Me sucede que después de hablar tanto inglés anhelo el español como si fuese una patria perdida. A veces cuando estoy con personas de otro país y estamos en un restaurante donde se habla español me siento el más guapo conversando con el camarero, es como acoger mi patria por un momento, siento que en ese ping-pong de charla un poquito de casa se me cuela, y con ella mis padres que me enseñaron a hablar.

Es como tocar tierra, decir gracias por las palabras con las que puedo ser.

Hablaba con una amiga, le decía que el español es bonito porque tiene muchos matices, por ejemplo para ella (Estadounidense) en cuestiones románticas sólo existe el I LOVE YOU, y sólo se dice cuando hacen del sentimiento una formalidad. Para mí – le decía- , querer tienen muchos matices en español, podemos decir: te quiero, te anhelo, te estimo, te tengo cariño, te amo, etc… y todos esos matices son como pintar con acuarelas nuestro amor por los demás. No es diestra o siniestra. No es blanco y negro. Es mucho más complicado que eso.

Volviendo a Génova, es una ciudad vieja, fundada en el año 1100, es conocida porque fungió como capital de comercio marítimo durante un periodo importante y por la mítica bomba que los británicos lanzaron en 1941 y que por azares del destino no detonó. La bomba se encuentra en la catedral de San Lorenzo como prueba de protección y milagro de Dios a favor de los italianos. Es curioso ver una bomba en una iglesia tomada como milagro, y no pensar que bajo esa misma institución (la iglesia) se cometieron crímenes, invasiones, cruzadas y terrores igual o peores.

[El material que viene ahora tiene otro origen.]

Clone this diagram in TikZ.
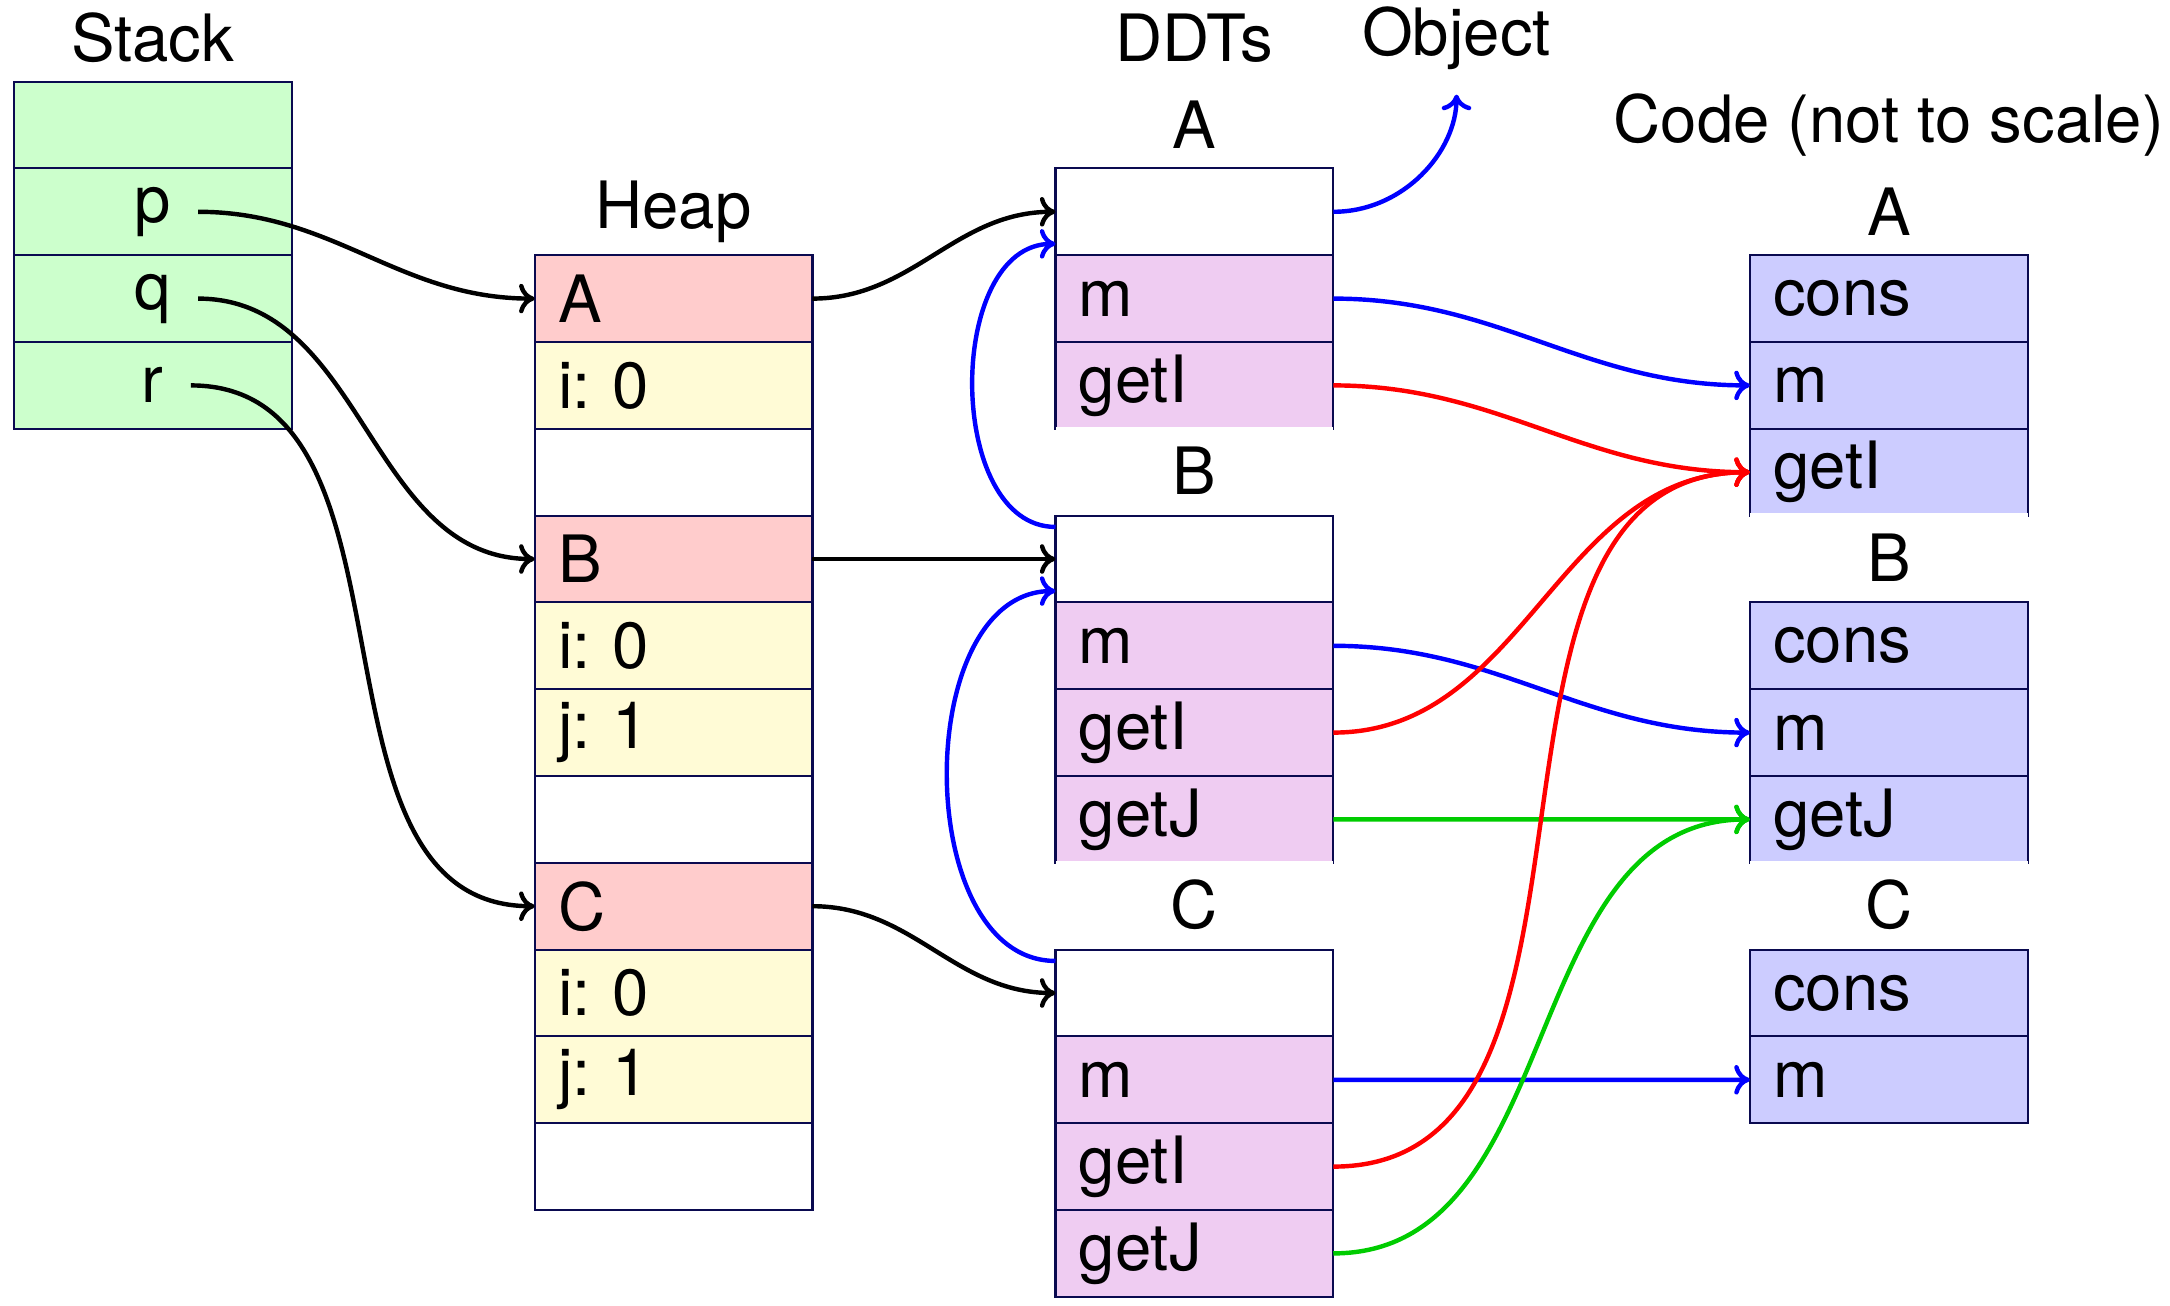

Mientras me encaminaba a la estación de metro Sarzano, pensé en las cosas más italianas que hay por hacer, pero sobre todo por comer. El pesto era el primero en mi lista, es un condimento típico del área de Liguria, lo que quería decir que estaba en el mejor lugar para probarlo.

El pesto es una salsa, basada en hojas de albahaca, piñones, aceite de oliva, queso, ajo y sal. Según algunas recomendaciones y googleadas, acabé dando con el restaurante Cavour Modo 21, un pequeño lugar a las orillas de una colina. El lugar es íntimo y tiene un perfecto ambiente a cocina chica, nada muy refinado y ostentoso pero no por eso pequeño, fue un 10/10, la pasta era increíble, la atención muy buena y rápida, en cuanto a el pesto: era fresco aromático y con buena consistencia. Lo acompañamos con un vino blanco, y media jarra de vino rosado espumante.

Fue una cena linda, entre amigos, íntima. Una escena como esa me hace sentir que estoy en una película de Julia Roberts, ¿quién soy yo tomando vino, comiendo pesto y riendo con amigos en Italia? El corazón nos late. Es en esos momentos cuando tenemos la absoluta certeza de que la vida merece la pena de ser vivida, pero no me mal entiendan, no es el pesto, ni la pasta, ni Italia, porque la verdad es que he sido igual o más feliz en cualquier otra condición, pero no por ello niego la belleza, porque existe y no sólo aquí, sino en cualquier plato caliente que compartes con amigos cuando hablas desde el corazón, cuando expones tus miedos y tus flaquezas sin miedo a ser juzgado, cuando te descubres en la vista del mar estallando al atardecer, en el salud de un vaso de vino rosado, en el decir hoy yo invito porque sientes que no mereces tanto, en el otoño de nuestros años, en saberte frágil y chiquito.

Saliendo de ese restaurante hablamos cosas del día y nos encaminamos a fundirnos con la noche. Hoy estamos vivos, no sabemos qué será mañana de nosotros.

A veces no hace falta saber me dijo Mar hace unos días.